AIM OF THE TASK: Look in the material below for the line with "Emit a component" and the line with "const row1Loipes = [36.1, 56.6, 38.1, 38.8, 63.4];", then set down exactly those two lines and all lines between, nothing more.

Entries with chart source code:
* * * * * * *
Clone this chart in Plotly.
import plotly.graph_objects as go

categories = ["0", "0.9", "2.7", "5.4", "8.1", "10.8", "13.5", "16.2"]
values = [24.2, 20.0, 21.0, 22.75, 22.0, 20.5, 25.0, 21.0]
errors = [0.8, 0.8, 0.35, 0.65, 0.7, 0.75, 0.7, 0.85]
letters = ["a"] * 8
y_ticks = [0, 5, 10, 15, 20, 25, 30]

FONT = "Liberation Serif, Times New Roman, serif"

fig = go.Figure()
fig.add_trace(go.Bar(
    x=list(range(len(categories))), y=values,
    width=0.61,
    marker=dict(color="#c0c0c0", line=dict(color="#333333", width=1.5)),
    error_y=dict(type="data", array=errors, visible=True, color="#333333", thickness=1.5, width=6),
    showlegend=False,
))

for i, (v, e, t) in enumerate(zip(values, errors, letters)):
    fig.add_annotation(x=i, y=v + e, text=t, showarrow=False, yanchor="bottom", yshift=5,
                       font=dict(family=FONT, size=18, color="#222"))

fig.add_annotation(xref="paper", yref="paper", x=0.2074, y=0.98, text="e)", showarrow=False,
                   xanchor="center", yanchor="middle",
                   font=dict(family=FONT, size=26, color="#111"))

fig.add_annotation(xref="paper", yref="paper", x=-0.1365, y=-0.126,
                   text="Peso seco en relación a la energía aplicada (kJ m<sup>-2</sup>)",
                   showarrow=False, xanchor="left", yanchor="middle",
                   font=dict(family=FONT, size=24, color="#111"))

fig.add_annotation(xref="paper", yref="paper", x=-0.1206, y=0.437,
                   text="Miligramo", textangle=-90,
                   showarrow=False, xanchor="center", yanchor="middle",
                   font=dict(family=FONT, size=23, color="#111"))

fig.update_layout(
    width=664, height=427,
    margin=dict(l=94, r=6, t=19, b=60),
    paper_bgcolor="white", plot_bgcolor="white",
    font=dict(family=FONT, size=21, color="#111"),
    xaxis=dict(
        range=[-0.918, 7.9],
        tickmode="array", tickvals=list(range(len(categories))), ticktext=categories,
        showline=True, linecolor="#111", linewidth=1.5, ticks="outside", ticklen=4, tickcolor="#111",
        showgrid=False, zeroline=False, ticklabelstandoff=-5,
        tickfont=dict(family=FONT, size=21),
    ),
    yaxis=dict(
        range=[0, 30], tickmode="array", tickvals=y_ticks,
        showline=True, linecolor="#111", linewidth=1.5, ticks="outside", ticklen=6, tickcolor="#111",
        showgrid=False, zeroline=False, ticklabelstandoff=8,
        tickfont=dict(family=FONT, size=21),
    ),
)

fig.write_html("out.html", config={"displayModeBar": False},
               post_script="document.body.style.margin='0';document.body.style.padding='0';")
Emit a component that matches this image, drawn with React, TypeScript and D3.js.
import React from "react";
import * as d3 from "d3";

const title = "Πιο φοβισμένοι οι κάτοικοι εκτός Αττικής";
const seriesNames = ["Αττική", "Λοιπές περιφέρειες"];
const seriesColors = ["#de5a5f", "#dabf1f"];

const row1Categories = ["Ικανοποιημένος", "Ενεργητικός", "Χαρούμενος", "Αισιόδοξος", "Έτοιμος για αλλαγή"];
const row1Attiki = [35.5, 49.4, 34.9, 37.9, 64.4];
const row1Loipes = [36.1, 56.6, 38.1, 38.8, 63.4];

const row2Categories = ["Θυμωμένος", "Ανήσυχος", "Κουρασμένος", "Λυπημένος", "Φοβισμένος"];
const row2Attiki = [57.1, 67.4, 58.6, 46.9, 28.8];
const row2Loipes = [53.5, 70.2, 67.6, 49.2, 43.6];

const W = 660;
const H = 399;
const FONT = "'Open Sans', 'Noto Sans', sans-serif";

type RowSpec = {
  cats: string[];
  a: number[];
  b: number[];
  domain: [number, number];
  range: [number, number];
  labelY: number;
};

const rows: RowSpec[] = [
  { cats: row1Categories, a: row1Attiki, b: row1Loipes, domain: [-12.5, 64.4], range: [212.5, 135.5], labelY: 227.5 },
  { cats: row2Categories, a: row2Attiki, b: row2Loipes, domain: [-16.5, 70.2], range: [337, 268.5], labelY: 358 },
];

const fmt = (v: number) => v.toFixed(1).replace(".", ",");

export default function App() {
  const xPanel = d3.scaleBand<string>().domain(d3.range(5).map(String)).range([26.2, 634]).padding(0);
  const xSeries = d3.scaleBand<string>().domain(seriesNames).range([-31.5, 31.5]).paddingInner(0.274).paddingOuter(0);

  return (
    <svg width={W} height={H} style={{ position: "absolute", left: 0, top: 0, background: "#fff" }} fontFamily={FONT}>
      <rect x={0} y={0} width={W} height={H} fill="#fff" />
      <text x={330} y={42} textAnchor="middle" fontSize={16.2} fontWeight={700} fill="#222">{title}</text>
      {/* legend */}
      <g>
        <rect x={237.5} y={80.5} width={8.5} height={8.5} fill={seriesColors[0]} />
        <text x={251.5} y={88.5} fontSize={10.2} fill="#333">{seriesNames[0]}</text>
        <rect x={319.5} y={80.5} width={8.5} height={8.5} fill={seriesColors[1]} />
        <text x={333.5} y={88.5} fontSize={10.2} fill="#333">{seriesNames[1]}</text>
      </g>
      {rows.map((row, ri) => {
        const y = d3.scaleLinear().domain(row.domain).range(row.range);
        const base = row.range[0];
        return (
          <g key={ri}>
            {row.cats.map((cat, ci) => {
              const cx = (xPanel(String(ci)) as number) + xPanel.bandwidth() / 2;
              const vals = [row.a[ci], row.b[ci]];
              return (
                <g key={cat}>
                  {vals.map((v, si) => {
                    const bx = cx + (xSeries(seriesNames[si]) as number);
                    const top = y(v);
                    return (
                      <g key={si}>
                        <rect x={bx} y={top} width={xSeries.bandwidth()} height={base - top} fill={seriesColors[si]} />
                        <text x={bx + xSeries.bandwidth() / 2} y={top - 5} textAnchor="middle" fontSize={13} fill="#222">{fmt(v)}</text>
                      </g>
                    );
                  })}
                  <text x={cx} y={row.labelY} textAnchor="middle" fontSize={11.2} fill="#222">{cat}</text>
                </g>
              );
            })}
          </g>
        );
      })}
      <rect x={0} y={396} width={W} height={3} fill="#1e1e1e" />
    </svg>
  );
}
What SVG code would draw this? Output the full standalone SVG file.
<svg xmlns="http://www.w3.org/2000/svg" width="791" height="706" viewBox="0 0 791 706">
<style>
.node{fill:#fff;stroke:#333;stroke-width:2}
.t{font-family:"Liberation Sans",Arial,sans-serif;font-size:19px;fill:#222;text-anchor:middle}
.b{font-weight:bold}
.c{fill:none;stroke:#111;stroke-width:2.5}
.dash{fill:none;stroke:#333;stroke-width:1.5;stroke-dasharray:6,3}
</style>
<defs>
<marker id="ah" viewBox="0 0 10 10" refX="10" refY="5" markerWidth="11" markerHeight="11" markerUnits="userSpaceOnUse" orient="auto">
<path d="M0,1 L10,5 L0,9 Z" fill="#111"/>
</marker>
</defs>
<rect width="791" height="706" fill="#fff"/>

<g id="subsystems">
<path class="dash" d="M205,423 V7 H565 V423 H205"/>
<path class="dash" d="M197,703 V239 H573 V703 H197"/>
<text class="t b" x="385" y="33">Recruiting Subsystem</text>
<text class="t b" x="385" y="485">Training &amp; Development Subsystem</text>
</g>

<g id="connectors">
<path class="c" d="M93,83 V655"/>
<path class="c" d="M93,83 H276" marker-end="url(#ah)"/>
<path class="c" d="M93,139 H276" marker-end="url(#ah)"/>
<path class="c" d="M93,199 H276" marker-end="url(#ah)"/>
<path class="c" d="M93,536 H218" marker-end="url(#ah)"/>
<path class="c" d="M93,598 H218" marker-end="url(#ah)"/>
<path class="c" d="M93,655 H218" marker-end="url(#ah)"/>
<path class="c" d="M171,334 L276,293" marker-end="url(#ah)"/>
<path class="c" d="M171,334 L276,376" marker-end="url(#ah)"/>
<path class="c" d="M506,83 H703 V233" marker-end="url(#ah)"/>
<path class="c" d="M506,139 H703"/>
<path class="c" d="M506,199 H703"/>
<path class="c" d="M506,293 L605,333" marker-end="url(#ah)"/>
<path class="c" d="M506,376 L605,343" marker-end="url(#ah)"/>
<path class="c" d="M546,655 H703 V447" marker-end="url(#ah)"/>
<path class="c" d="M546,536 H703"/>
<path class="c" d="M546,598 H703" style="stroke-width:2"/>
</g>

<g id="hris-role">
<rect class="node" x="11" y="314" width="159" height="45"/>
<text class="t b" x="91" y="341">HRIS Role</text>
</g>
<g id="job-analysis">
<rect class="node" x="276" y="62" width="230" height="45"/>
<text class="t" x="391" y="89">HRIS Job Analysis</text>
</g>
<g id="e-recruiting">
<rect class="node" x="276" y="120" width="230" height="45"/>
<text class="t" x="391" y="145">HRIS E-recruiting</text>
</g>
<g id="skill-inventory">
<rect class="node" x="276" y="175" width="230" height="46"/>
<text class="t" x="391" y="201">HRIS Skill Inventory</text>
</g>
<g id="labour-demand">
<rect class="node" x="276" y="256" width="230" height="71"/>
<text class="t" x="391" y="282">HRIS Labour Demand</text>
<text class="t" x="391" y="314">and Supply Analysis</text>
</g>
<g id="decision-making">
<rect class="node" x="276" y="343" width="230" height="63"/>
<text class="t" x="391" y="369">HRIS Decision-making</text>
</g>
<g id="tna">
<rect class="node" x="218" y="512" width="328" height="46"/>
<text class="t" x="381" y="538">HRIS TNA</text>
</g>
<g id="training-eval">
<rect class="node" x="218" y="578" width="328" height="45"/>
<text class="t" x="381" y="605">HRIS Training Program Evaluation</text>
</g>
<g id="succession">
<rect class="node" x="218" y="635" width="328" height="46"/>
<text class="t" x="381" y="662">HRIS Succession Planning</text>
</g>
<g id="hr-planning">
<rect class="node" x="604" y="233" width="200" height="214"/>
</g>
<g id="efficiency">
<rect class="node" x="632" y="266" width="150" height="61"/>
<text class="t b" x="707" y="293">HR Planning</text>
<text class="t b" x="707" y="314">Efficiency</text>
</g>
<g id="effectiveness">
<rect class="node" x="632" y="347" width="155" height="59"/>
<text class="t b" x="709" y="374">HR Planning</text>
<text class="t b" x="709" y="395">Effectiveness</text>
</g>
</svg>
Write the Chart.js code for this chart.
* * * * * * *
COMPLETE ANSWER:
Emit a component that matches this image, drawn with React, TypeScript and D3.js.
import React from "react";
import * as d3 from "d3";

const title = "Πιο φοβισμένοι οι κάτοικοι εκτός Αττικής";
const seriesNames = ["Αττική", "Λοιπές περιφέρειες"];
const seriesColors = ["#de5a5f", "#dabf1f"];

const row1Categories = ["Ικανοποιημένος", "Ενεργητικός", "Χαρούμενος", "Αισιόδοξος", "Έτοιμος για αλλαγή"];
const row1Attiki = [35.5, 49.4, 34.9, 37.9, 64.4];
const row1Loipes = [36.1, 56.6, 38.1, 38.8, 63.4];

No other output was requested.